The past few years have seen an explosion in “narrative” adventure games (some people call them “walking simulators,” but these people are wrong): they take the genre, strip out most of the puzzle-solving and sense of danger, and task players with traversing a tightly-knit world as a story unravels around them. Plenty of games have already made their mark with this template (Firewatch, Virginia and What Remains of Edith Finch come to mind), but we’ve seen just as many that end up stumbling over themselves. When you’re building an entire game centered around experiencing a 3D space with a story, the rough edges are easier to spot. Especially when said story isn’t quite what you expected when you first picked it up.
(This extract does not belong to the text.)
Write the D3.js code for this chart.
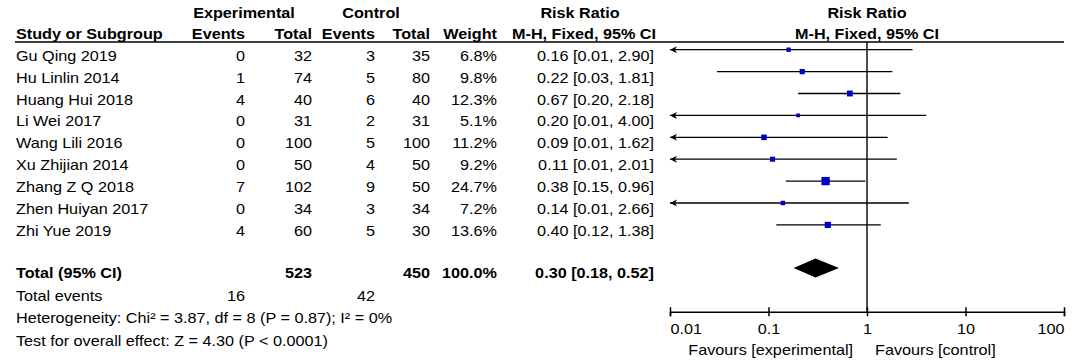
<!DOCTYPE html>
<html>
<head>
<meta charset="utf-8">
<script src="https://cdn.jsdelivr.net/npm/d3@7"></script>
<style>
  html, body { margin: 0; padding: 0; background: #fff; }
  svg text { font-family: "Liberation Sans", Arial, sans-serif; font-size: 15px; fill: #000; }
</style>
</head>
<body>
<div id="chart"></div>
<script>
// study data
const studies = ['Gu Qing 2019', 'Hu Linlin 2014', 'Huang Hui 2018', 'Li Wei 2017', 'Wang Lili 2016',
    'Xu Zhijian 2014', 'Zhang Z Q 2018', 'Zhen Huiyan 2017', 'Zhi Yue 2019'];
const expEvents = [0, 1, 4, 0, 0, 0, 7, 0, 4];
const expTotal = [32, 74, 40, 31, 100, 50, 102, 34, 60];
const ctrlEvents = [3, 5, 6, 2, 5, 4, 9, 3, 5];
const ctrlTotal = [35, 80, 40, 31, 100, 50, 50, 34, 30];
const weights = [6.8, 9.8, 12.3, 5.1, 11.2, 9.2, 24.7, 7.2, 13.6];
const rr = [0.16, 0.22, 0.67, 0.20, 0.09, 0.11, 0.38, 0.14, 0.40];
const lower = [0.01, 0.03, 0.20, 0.01, 0.01, 0.01, 0.15, 0.01, 0.12];
const upper = [2.90, 1.81, 2.18, 4.00, 1.62, 2.01, 0.96, 2.66, 1.38];

// pooled
const pooled = [0.30, 0.18, 0.52];
const totalN = [523, 450];
const totalEvents = [16, 42];

// axis
const tickValues = [0.01, 0.1, 1, 10, 100];
const tickLabels = ['0.01', '0.1', '1', '10', '100'];

const W = 1084, H = 361;
const SX = 1.08; // text in the source is slightly wide
const ROW0 = 60.7, ROWH = 21.9;
const col = { study: 16, expEv: 245, expTot: 312, ctlEv: 375, ctlTot: 430, weight: 497, rr: 654 };

const svg = d3.select('#chart').append('svg').attr('width', W).attr('height', H);

const x = d3.scaleLog().domain([0.01, 100]).range([670, 1064]);
const yRow = i => ROW0 + i * ROWH;

function txt(sel, px, py, s, anchor = 'start', bold = false) {
    return sel.append('text')
        .attr('transform', `translate(${px},${py}) scale(${SX},1)`)
        .attr('text-anchor', anchor)
        .attr('font-weight', bold ? 'bold' : 'normal')
        .text(s);
}

// headers
const hd = svg.append('g');
txt(hd, 244, 18, 'Experimental', 'middle', true);
txt(hd, 371, 18, 'Control', 'middle', true);
txt(hd, 580, 18, 'Risk Ratio', 'middle', true);
txt(hd, x(1), 18, 'Risk Ratio', 'middle', true);
txt(hd, col.study, 38.5, 'Study or Subgroup', 'start', true);
txt(hd, col.expEv, 38.5, 'Events', 'end', true);
txt(hd, col.expTot, 38.5, 'Total', 'end', true);
txt(hd, col.ctlEv, 38.5, 'Events', 'end', true);
txt(hd, col.ctlTot, 38.5, 'Total', 'end', true);
txt(hd, col.weight, 38.5, 'Weight', 'end', true);
txt(hd, 584, 38.5, 'M-H, Fixed, 95% CI', 'middle', true);
txt(hd, x(1), 38.5, 'M-H, Fixed, 95% CI', 'middle', true);

svg.append('line')
    .attr('x1', 15).attr('x2', 1064)
    .attr('y1', 42).attr('y2', 42)
    .attr('stroke', '#000').attr('stroke-width', 1.6);

// table rows
const f2 = d3.format('.2f');
const tb = svg.append('g');
studies.forEach((s, i) => {
    const y = yRow(i);
    txt(tb, col.study, y, s);
    txt(tb, col.expEv, y, expEvents[i], 'end');
    txt(tb, col.expTot, y, expTotal[i], 'end');
    txt(tb, col.ctlEv, y, ctrlEvents[i], 'end');
    txt(tb, col.ctlTot, y, ctrlTotal[i], 'end');
    txt(tb, col.weight, y, weights[i].toFixed(1) + '%', 'end');
    txt(tb, col.rr, y, `${f2(rr[i])} [${f2(lower[i])}, ${f2(upper[i])}]`, 'end');
});

const yTot = 278.3;
txt(tb, col.study, yTot, 'Total (95% CI)', 'start', true);
txt(tb, col.expTot, yTot, totalN[0], 'end', true);
txt(tb, col.ctlTot, yTot, totalN[1], 'end', true);
txt(tb, col.weight, yTot, '100.0%', 'end', true);
txt(tb, col.rr, yTot, `${f2(pooled[0])} [${f2(pooled[1])}, ${f2(pooled[2])}]`, 'end', true);

txt(tb, col.study, 301, 'Total events');
txt(tb, col.expEv, 301, totalEvents[0], 'end');
txt(tb, col.ctlEv, 301, totalEvents[1], 'end');
txt(tb, col.study, 323.3, 'Heterogeneity: Chi\u00b2 = 3.87, df = 8 (P = 0.87); I\u00b2 = 0%');
txt(tb, col.study, 345.7, 'Test for overall effect: Z = 4.30 (P < 0.0001)');

// plot
const axisY = 311.7;
const pl = svg.append('g');

pl.append('line')
    .attr('x1', x(1)).attr('x2', x(1))
    .attr('y1', 42).attr('y2', axisY)
    .attr('stroke', '#000').attr('stroke-width', 1.4);

studies.forEach((s, i) => {
    const cy = yRow(i) - 11;
    const lo = Math.max(lower[i], 0.01);
    pl.append('line')
        .attr('x1', x(lo)).attr('x2', x(upper[i]))
        .attr('y1', cy).attr('y2', cy)
        .attr('stroke', '#000').attr('stroke-width', 1.3);
    if (lower[i] <= 0.01) {
        const ax = x(0.01);
        pl.append('path')
            .attr('d', `M${ax},${cy}L${ax + 7},${cy - 3.5}L${ax + 5},${cy}L${ax + 7},${cy + 3.5}Z`)
            .attr('fill', '#000');
    }
    const side = 1.67 * Math.sqrt(weights[i]);
    pl.append('rect')
        .attr('x', x(rr[i]) - side / 2).attr('y', cy - side / 2)
        .attr('width', side).attr('height', side)
        .attr('fill', '#0000c8');
});

// pooled diamond
const dy = yTot - 10.3;
pl.append('path')
    .attr('d', `M${x(pooled[1])},${dy}L${x(pooled[0])},${dy - 9.5}L${x(pooled[2])},${dy}L${x(pooled[0])},${dy + 9.5}Z`)
    .attr('fill', '#000');

// axis
const axis = d3.axisBottom(x)
    .tickValues(tickValues)
    .tickFormat((d, i) => tickLabels[i])
    .tickSizeOuter(0)
    .tickSize(4.5)
    .tickPadding(8);

const ag = svg.append('g')
    .attr('transform', `translate(0,${axisY})`)
    .call(axis);
ag.attr('font-size', null).attr('font-family', null);
ag.select('.domain').attr('stroke', '#000').attr('stroke-width', 1.5);
ag.selectAll('.tick line').attr('y1', -4.5).attr('stroke', '#000').attr('stroke-width', 1.5);
ag.selectAll('.tick text')
    .attr('fill', '#000')
    .attr('transform', `scale(${SX},1)`)
    .attr('y', 22.6).attr('dy', null)
    .attr('text-anchor', (d, i) => i === 0 ? 'start' : (i === tickValues.length - 1 ? 'end' : 'middle'));

txt(svg, x(1) - 14, 355, 'Favours [experimental]', 'end');
txt(svg, x(1) + 8, 355, 'Favours [control]', 'start');
</script>
</body>
</html>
Draugen, the latest from Red Thread Games (who you might remember from The Longest Journey series), is a mystery set in the 1920s, and is focused on a remote Norwegian village named Graavik. Edward Harden, a well-read shut-in from America, is following the trail of his missing sister Betty. When he arrives in Graavik with Lissie, a traveling companion from Boston who leans heavily on a vocabulary straight out of The Great Gatsby (many an “old sport” and “old fruit” are uttered), he finds that the fjord-adjacent hamlet has been abandoned entirely, including the house of his presumed hosts. With little more than a few unsettling clues to go on, Edward and Lissie are left investigating where everyone went, finding clues about Ed’s missing sister along the way.
Lissie’s presence makes investigation rather straightforward: there’s a dedicated Lissie button that has her cough up hints if she’s nearby, while also acting as a beacon if she’s somewhere else in the village. She’s almost too helpful, since there are few instances where she isn’t at the next investigation spot, but her uncanny nose for clues (must be a Bostonian thing) keeps things moving along at a brisk pace. Aside from a handful of simple puzzles, you’re mostly examining the missing residents’ journals, documents, and the state of their dwellings to deduce what happened here. Even though making progress feels mindless at times, it helps that Graavik itself is a breathtaking place to visit, with gorgeous green slopes and an eerie sense of solitude.
You’ve doubtlessly seen Edward and Lissie’s dynamic play out a million times by now. Lissie is the witty, lighthearted jokester of the group, doing handstands in the street and pushing Ed to engage in “a life of crime” (i.e. breaking into locked buildings when no one answers his knocks). In a genre filled with protagonists monologuing to themselves, it’s nice to have someone else chatting your ear off for once. Ed is a curt, brooding individual who balks at the idea of spending time among others, but is clearly thankful for Lissie’s company (if not her cheeky sense of humor). Inevitably, there’s more to these two than meets the eye, and as Lissie starts losing her temper over Ed’s insistence on putting his missing sister above all else, you get a better look at what motivates them both. But with only two and a half hours of space to work with, and an abrupt introduction to a third agent, I found myself wishing I had spent more time with them.
As I alluded to earlier, the mystery that ends up being solved is altogether different than the two Draugen opens with. What begins as a missing persons case for the town and Betty morphs into a deeply personal story about suicide, abandonment, and the ways we try to explain the inexplicable. Right as you have a bead on how things work around here, Draugen knocks everything off the rails with one simple animation, forcing you to question everything that’s occurred up to this point. Though the shift in tone is sudden and will doubtlessly bother some people, it turned what seemed like a standard, contemplative mystery into something far more memorable.
It’s a shame that Draugen ends soon after this shift: if they spent more time exploring the ramifications, it could feel less like an M. Night Shyamalan twist.. As-is, it managed to turn exploring an abandoned Norwegian town into a lively, haunting affair, and that’s more than I can say for a lot of its ilk.